Ne croyez pas que le voyage s'arrête ici, puisque Denis Labbé, que l'on a déjà pu retrouver dans un sujet fort similaire dans le numéro 0 du fanzine Le calepin jaune, nous expose et nous décortique les différents types de doubles que l'on peut rencontrer dans la littérature de l'Imaginaire, preuves à l'appui. Ensuite, Léa Silhol a demandé à un certain nombre d'artistes de nous exposer l'oeuvre qui, pour eux, était la plus représentative du thème abordé ici : Doubles et miroirs. Ce sont les choix de chacun, et ils ne sont pas discutables, et pourtant, bien argumentés. Je me permettrai juste de faire une petite remarque à Natacha Giordano. Oui, la nouvelle dont est tiré le film Candyman est excellente, et, comme pour toutes les oeuvres de Clive Barker adaptées au cinéma, beaucoup plus prenante que le film lui-même. Fin de l'aparté. Nous clôturerons cette petite escapade par un récit d'Anatole Le Braz, Le miroir épave, qui sait, en quelques lignes seulement, nous mettre mal à laise.

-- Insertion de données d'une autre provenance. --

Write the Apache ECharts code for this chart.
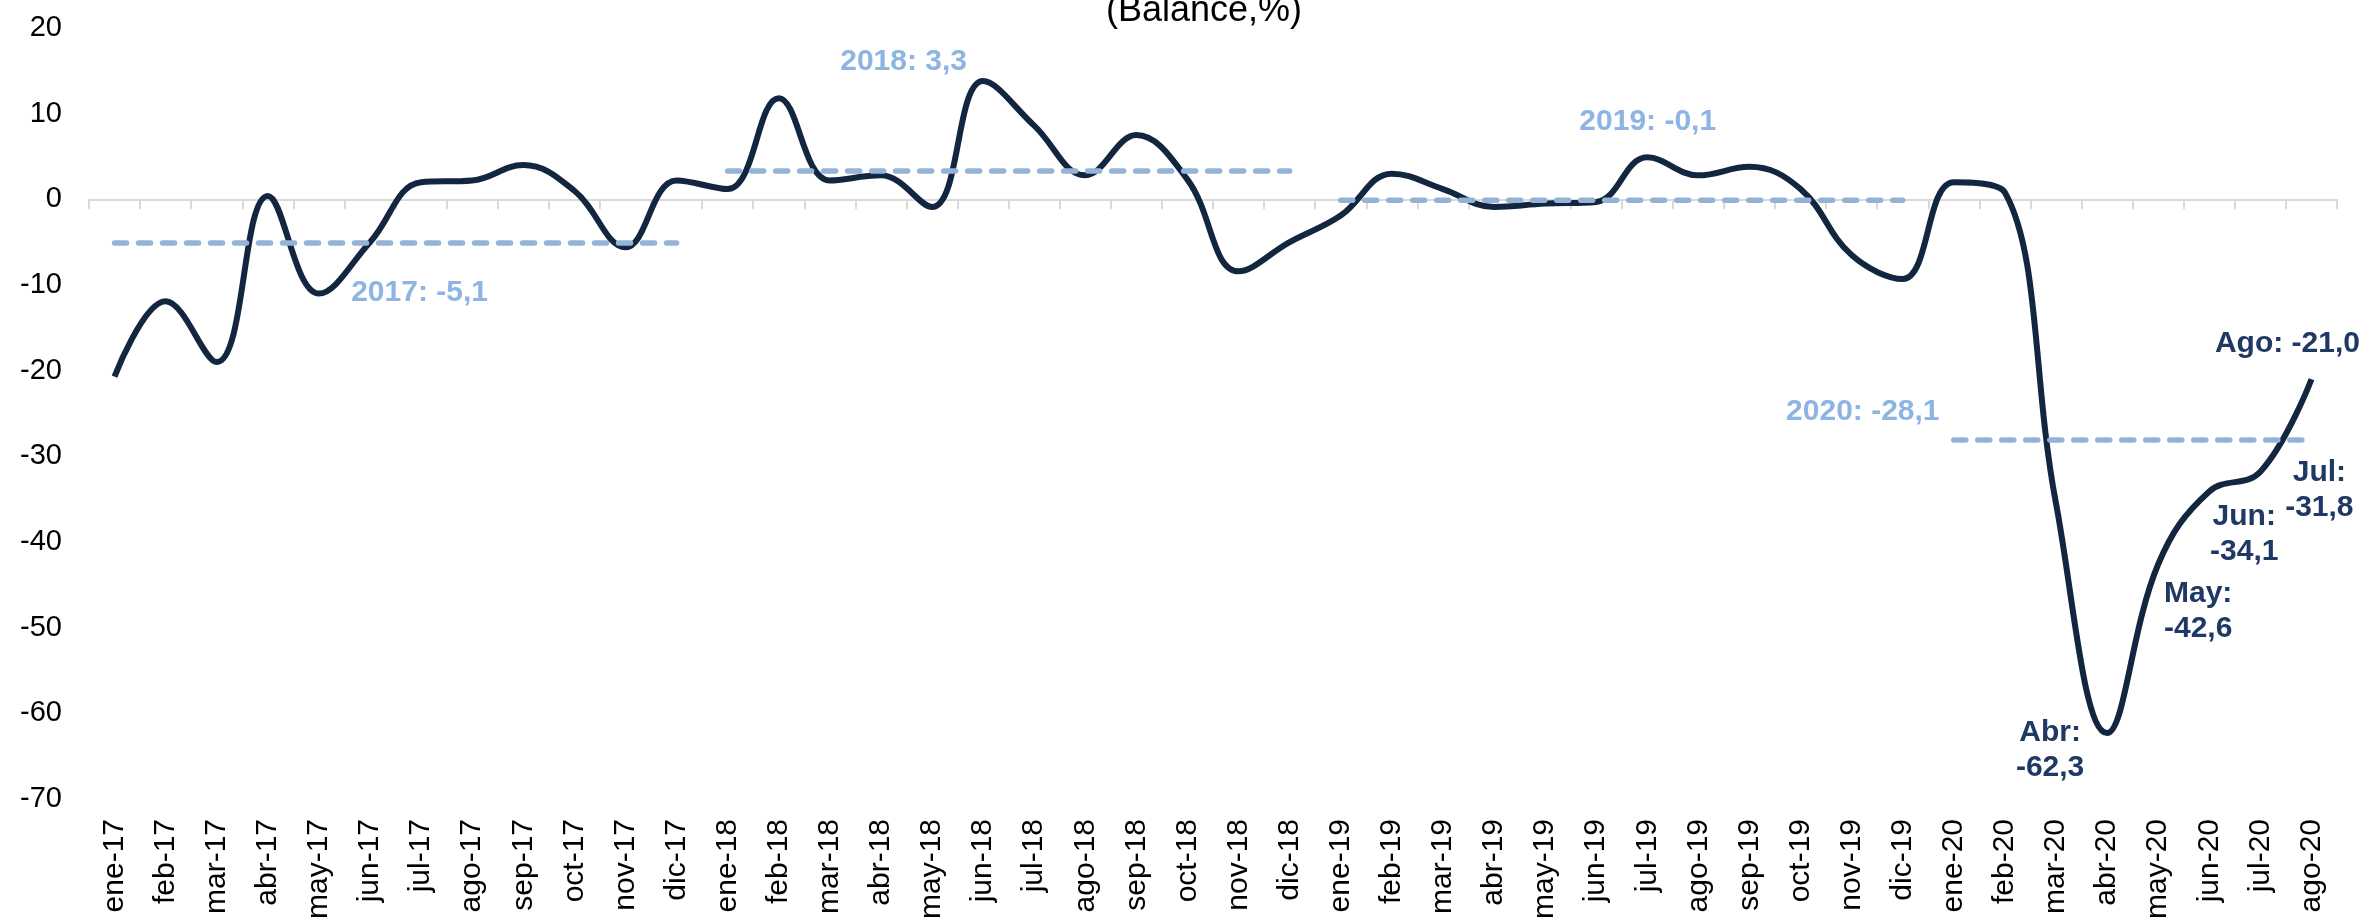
<!DOCTYPE html>
<html>
<head>
<meta charset="utf-8">
<style>
  html, body { margin: 0; padding: 0; background: #fff; }
  #chart { width: 2371px; height: 922px; }
</style>
<script src="https://cdn.jsdelivr.net/npm/echarts@6/dist/echarts.min.js"></script>
</head>
<body>
<div id="chart"></div>
<script>
// months on the x axis
var categories = [
  'ene-17','feb-17','mar-17','abr-17','may-17','jun-17','jul-17','ago-17','sep-17','oct-17','nov-17','dic-17',
  'ene-18','feb-18','mar-18','abr-18','may-18','jun-18','jul-18','ago-18','sep-18','oct-18','nov-18','dic-18',
  'ene-19','feb-19','mar-19','abr-19','may-19','jun-19','jul-19','ago-19','sep-19','oct-19','nov-19','dic-19',
  'ene-20','feb-20','mar-20','abr-20','may-20','jun-20','jul-20','ago-20'
];
// monthly balance (%)
var balance = [
  -20.7, -11.9, -19.0, 0.4, -11.0, -5.0, 2.0, 2.2, 4.0, 1.0, -5.6, 2.2,
  1.2, 11.8, 2.2, 2.8, -0.9, 13.8, 8.6, 2.8, 7.5, 2.3, -8.4, -5.0,
  -1.9, 3.0, 1.2, -0.9, -0.5, -0.3, 4.9, 2.8, 3.8, 1.2, -6.5, -9.3,
  2.0, 0.8, -35.5, -62.3, -42.6, -34.1, -31.8, -21.0
];
// yearly averages
var years = ['2017', '2018', '2019', '2020'];
var yearAvg = [-5.1, 3.3, -0.1, -28.1];
var yearFirst = ['ene-17', 'ene-18', 'ene-19', 'ene-20'];
var yearLast = ['dic-17', 'dic-18', 'dic-19', 'ago-20'];
// months with a value label
var labeledMonths = ['abr-20', 'may-20', 'jun-20', 'jul-20', 'ago-20'];
var yTicks = { min: -70, max: 20, step: 10 };

var FONT = '"Liberation Sans", Arial, sans-serif';
var NAVY = '#13263f';
var NAVY_TEXT = '#1f3864';
var LIGHT = '#95b3d7';
var LIGHT_TEXT = '#8db4e2';

function fmt(v) {
  return v.toFixed(1).replace('.', ',');
}

// label placement for the monthly labels (offset from the point)
var monthLabelOffset = {
  'abr-20': [-57, 17],
  'may-20': [40, 47],
  'jun-20': [35, 43],
  'jul-20': [59, 19],
  'ago-20': [-24, -35]
};
var avgLabelOffset = [[305, 50], [176, -109], [307, -78], [-91, -28]];

var mainData = balance.map(function (v, i) {
  var cat = categories[i];
  if (labeledMonths.indexOf(cat) < 0) return v;
  var m = cat.split('-')[0];
  m = m.charAt(0).toUpperCase() + m.slice(1);
  var sep = cat === 'ago-20' ? ' ' : '\n';
  return {
    value: v,
    symbol: 'circle',
    symbolSize: 1,
    itemStyle: { color: 'rgba(0,0,0,0)' },
    label: {
      show: true,
      position: 'inside',
      offset: monthLabelOffset[cat],
      formatter: m + ':' + sep + fmt(v),
      color: NAVY_TEXT,
      fontFamily: FONT,
      fontWeight: 'bold',
      fontSize: 30,
      lineHeight: 35,
      align: 'center',
      verticalAlign: 'middle'
    }
  };
});

var avgSeries = years.map(function (y, k) {
  return {
    type: 'line',
    xAxisIndex: 0,
    symbol: 'none',
    showAllSymbol: true,
    silent: true,
    z: 3,
    lineStyle: { color: LIGHT, width: 5.5, type: [12, 12], cap: 'round' },
    data: [
      {
        value: [yearFirst[k], yearAvg[k]],
        symbol: 'circle',
        symbolSize: 1,
        itemStyle: { color: 'rgba(0,0,0,0)' },
        label: {
          show: true,
          position: 'inside',
          offset: avgLabelOffset[k],
          formatter: y + ': ' + fmt(yearAvg[k]),
          color: LIGHT_TEXT,
          fontFamily: FONT,
          fontWeight: 'bold',
          fontSize: 30
        }
      },
      [yearLast[k], yearAvg[k]]
    ]
  };
});

var chart = echarts.init(document.getElementById('chart'));
chart.setOption({
  animation: false,
  backgroundColor: '#fff',
  grid: { left: 89, right: 34, top: 28, bottom: 122, containLabel: false },
  graphic: [{
    type: 'text',
    x: 1204,
    y: 11,
    style: {
      text: '(Balance,%)',
      font: '36px ' + FONT,
      fill: '#000',
      textAlign: 'center',
      textVerticalAlign: 'middle'
    }
  }],
  xAxis: [
    {
      type: 'category',
      data: categories,
      position: 'bottom',
      axisLine: { show: false, onZero: false },
      axisTick: { show: false },
      axisLabel: {
        interval: 0,
        rotate: 90,
        margin: 20,
        color: '#000',
        fontFamily: FONT,
        fontSize: 30
      }
    },
    {
      type: 'category',
      data: categories,
      position: 'bottom',
      axisLine: { show: true, onZero: true, lineStyle: { color: '#d9d9d9', width: 2 } },
      axisTick: { show: true, interval: 0, length: 10, lineStyle: { color: '#d9d9d9', width: 2 } },
      axisLabel: { show: false },
      splitLine: { show: false }
    }
  ],
  yAxis: {
    type: 'value',
    min: yTicks.min,
    max: yTicks.max,
    interval: yTicks.step,
    axisLine: { show: false },
    axisTick: { show: false },
    splitLine: { show: false },
    axisLabel: {
      margin: 27,
      color: '#000',
      fontFamily: FONT,
      fontSize: 29
    }
  },
  series: [{
    type: 'line',
    xAxisIndex: 0,
    data: mainData,
    smooth: 0.4,
    symbol: 'none',
    showAllSymbol: true,
    silent: true,
    z: 2,
    lineStyle: { color: NAVY, width: 6 }
  }].concat(avgSeries)
});
</script>
</body>
</html>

Alors, que dire de ce numéro 11 d'Emblèmes ? Tout simplement, comme tout ce que j'ai pu découvrir des éditions de l'Oxymore, la qualité est au rendez-vous. Qualité littéraire, bien sûr, puisque les nouvelles sont choisies avec grand soin et nous plongent aisément dans des mondes et des histoires passionnantes. Mais aussi une qualité graphique. Outre la couverture, qui est sublime, les illustrations intérieures nous plongent dans un univers gothique qui fascine l'oeil et titille l'imagination et où le double n'est plus seulement un double mais un personnage principal. Le tout est un formidable travail de Lachâtaigne.

A lire et à relire encore et encore.